I have been on a mental journey of my own over the past year. Trying to find myself and erasing the negativity from my life. All without the help of a therapist. I am in my early ’20s and trying to figure out life itself. I am not religious, but I have my personal beliefs. Beliefs play an important role in your life. Life is made of individual beliefs. This is the reason why I never understood why people take things so seriously. We don’t know where we came from or who put us here. “Why be so serious?”. Life is a changing rollercoaster that has millions of outcomes, which won’t last forever. I feel like when people listen to me, they think I’m weird or crazy. No, I’m smart and curious. Life is full of curiosities, and when people ignore them, the purpose is gone.
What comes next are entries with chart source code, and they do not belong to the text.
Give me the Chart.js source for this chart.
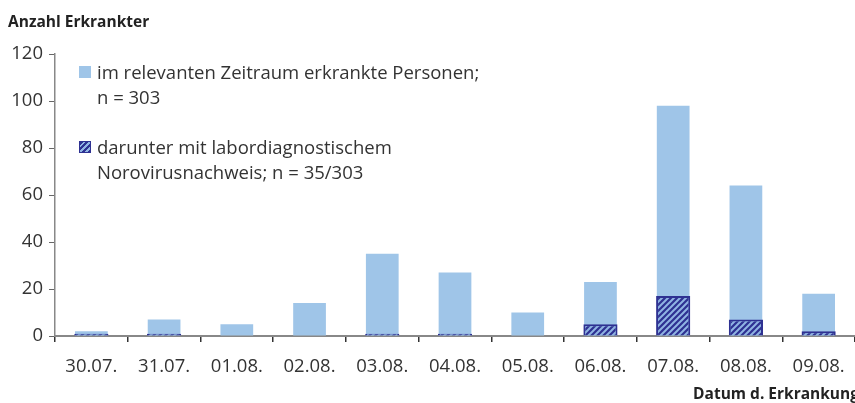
<!DOCTYPE html>
<html lang="de">
  <head>
    <meta charset="UTF-8" />
    <title>Anzahl Erkrankter</title>
    <style>
      html, body { margin: 0; padding: 0; background: #fff; }
      body { width: 855px; height: 403px; position: relative; overflow: hidden;
             font-family: "Open Sans", "Liberation Sans", sans-serif; color: #333; }
      #wrap { position: absolute; left: 0; top: 0; width: 855px; height: 403px; }
      .title { position: absolute; font-weight: bold; font-size: 15.5px; color: #222; }
      #ytitle { left: 8px; top: 10px; }
      #xtitle { right: -4px; top: 382px; }
      .leg { position: absolute; font-size: 18.5px; line-height: 25px; color: #333; }
      .sw { position: absolute; width: 12px; height: 12px; }
      #sw1 { left: 79px; top: 66px; background: #9fc5e8; }
      #sw2 { left: 79px; top: 141px; box-sizing: border-box; border: 1.5px solid #2e3192;
             background: repeating-linear-gradient(-45deg, #2e3192 0 2px, #8fb4e3 2px 4px); }
      #leg1 { left: 97px; top: 59px; }
      #leg2 { left: 97px; top: 134px; }
    </style>
  </head>
  <body>
    <div id="wrap"><canvas id="chart" width="855" height="403"></canvas></div>
    <div class="title" id="ytitle">Anzahl Erkrankter</div>
    <div class="title" id="xtitle">Datum d. Erkrankung</div>
    <div class="sw" id="sw1"></div>
    <div class="leg" id="leg1">im relevanten Zeitraum erkrankte Personen;<br />n = 303</div>
    <div class="sw" id="sw2"></div>
    <div class="leg" id="leg2">darunter mit labordiagnostischem<br />Norovirusnachweis; n = 35/303</div>

    <script src="https://cdn.jsdelivr.net/npm/chart.js"></script>

    <script>
      const days = ["30.07.", "31.07.", "01.08.", "02.08.", "03.08.", "04.08.",
                    "05.08.", "06.08.", "07.08.", "08.08.", "09.08."];
      const erkrankt = [2, 7, 5, 14, 35, 27, 10, 23, 98, 64, 18];
      const noro = [1, 1, 0, 0, 1, 1, 0, 5, 17, 7, 2];

      // hatch fill for the noro bars
      const pc = document.createElement("canvas");
      pc.width = 6;
      pc.height = 6;
      const p = pc.getContext("2d");
      p.fillStyle = "#2e3192";
      p.fillRect(0, 0, 6, 6);
      p.strokeStyle = "#8fb4e3";
      p.lineWidth = 2;
      p.beginPath();
      p.moveTo(-1, 7); p.lineTo(7, -1);
      p.moveTo(-4, 4); p.lineTo(4, -4);
      p.moveTo(2, 10); p.lineTo(10, 2);
      p.stroke();
      const hatch = p.createPattern(pc, "repeat");

      const ctx = document.getElementById("chart");

      new Chart(ctx, {
        type: "bar",
        data: {
          labels: days,
          datasets: [
            {
              label: "darunter mit labordiagnostischem Norovirusnachweis; n = 35/303",
              data: noro,
              backgroundColor: hatch,
              borderColor: "#2e3192",
              borderWidth: 2,
              barPercentage: 0.47,
              categoryPercentage: 1,
              order: 0,
            },
            {
              label: "im relevanten Zeitraum erkrankte Personen; n = 303",
              data: erkrankt,
              backgroundColor: "#9fc5e8",
              borderWidth: 0,
              barPercentage: 0.45,
              categoryPercentage: 1,
              order: 1,
            },
          ],
        },
        options: {
          responsive: false,
          animation: false,
          datasets: { bar: { grouped: false } },
          layout: { padding: { top: 54, right: 0, left: 0, bottom: 0 } },
          plugins: {
            legend: { display: false },
            tooltip: { enabled: false },
          },
          scales: {
            x: {
              grid: {
                offset: true,
                drawOnChartArea: false,
                drawTicks: true,
                tickLength: 6,
                color: "#333",
                lineWidth: 1.5,
              },
              border: { color: "#888", width: 2 },
              ticks: {
                color: "#333",
                padding: 14,
                font: { size: 18.5, family: "'Open Sans', sans-serif" },
                maxRotation: 0,
              },
              afterFit: (s) => {
                s.height = 67;
                s.paddingLeft = 0;
                s.paddingRight = 0;
              },
            },
            y: {
              min: 0,
              max: 120,
              grid: {
                drawOnChartArea: false,
                drawTicks: true,
                tickLength: 6,
                color: "#666",
              },
              border: { color: "#888", width: 1.5 },
              ticks: {
                stepSize: 20,
                color: "#333",
                padding: 6,
                font: { size: 18.5, family: "'Open Sans', sans-serif" },
              },
              afterFit: (s) => { s.width = 55; },
            },
          },
        },
      });
    </script>
  </body>
</html>
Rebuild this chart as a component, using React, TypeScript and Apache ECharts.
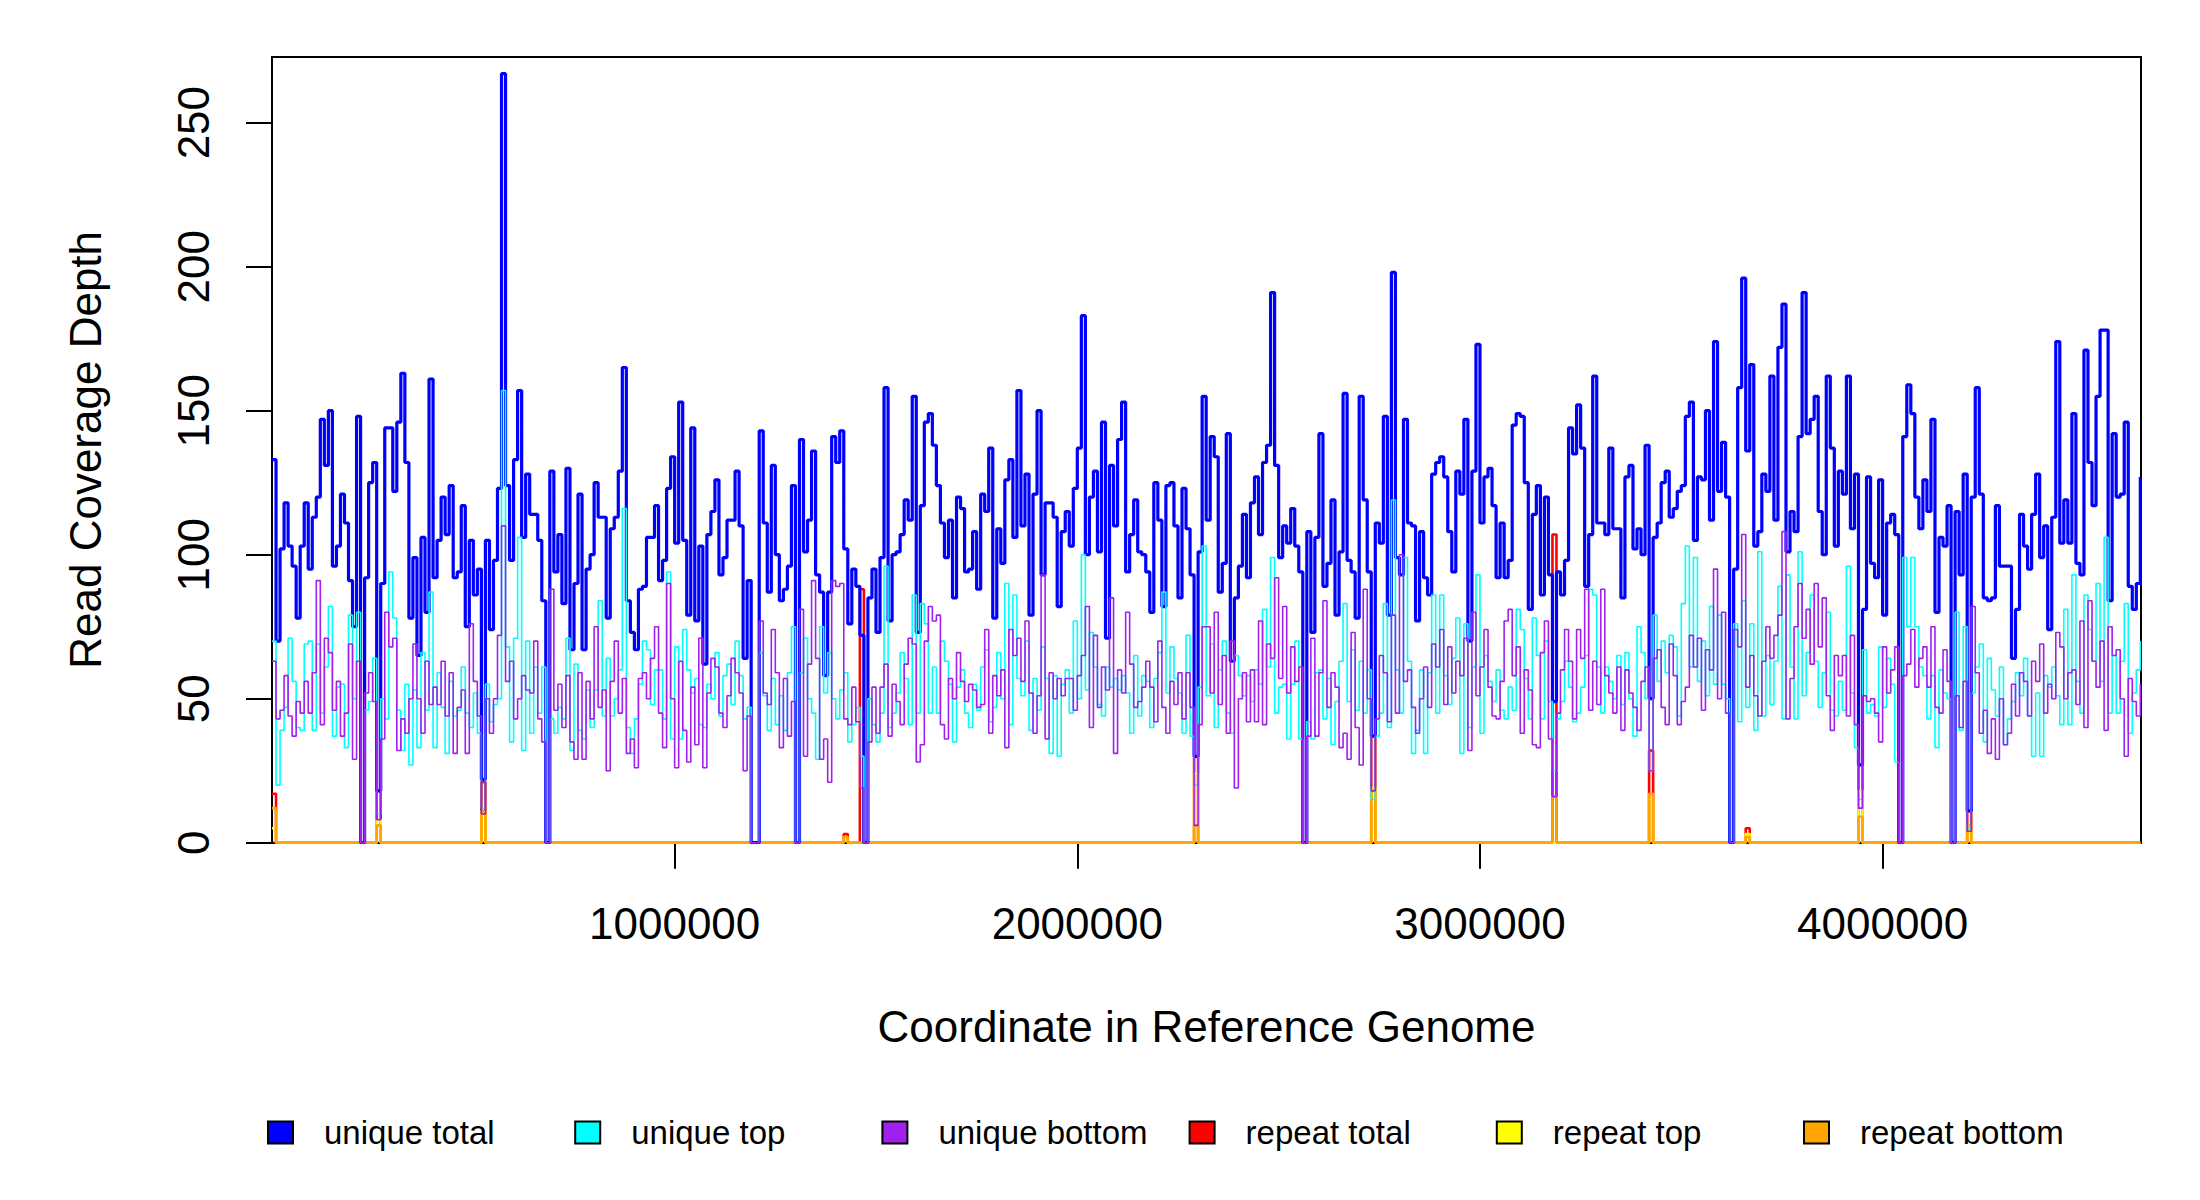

The end goal is peace. Being at peace within yourself sounds so nice. Forget about everyone who does not matter. I am an advocate for ignoring people. I don’t recognize myself as an introvert or extrovert either. I hate labels that try to paint titles for people. Maybe I like people but hate looking at them. It’s called being human. There is nothing wrong with being alone. Being alone is deliciously relaxing. It’s something you crave or will crave eventually. It’s not normal to be next to someone twenty-four hours a day. It may be cute in a relationship, but that is how we get tired of one another. We only think it’s cute because it’s a new feeling.
I am working to be completely free mentally and physically. I want to wake up without any problems or concerns. It’s funny to me that we feel like we have to be unhappy. I have had this feeling many times. It’s a normal human emotion to feel this way. To be at peace, a complete life change is needed. A change that is beyond and within you.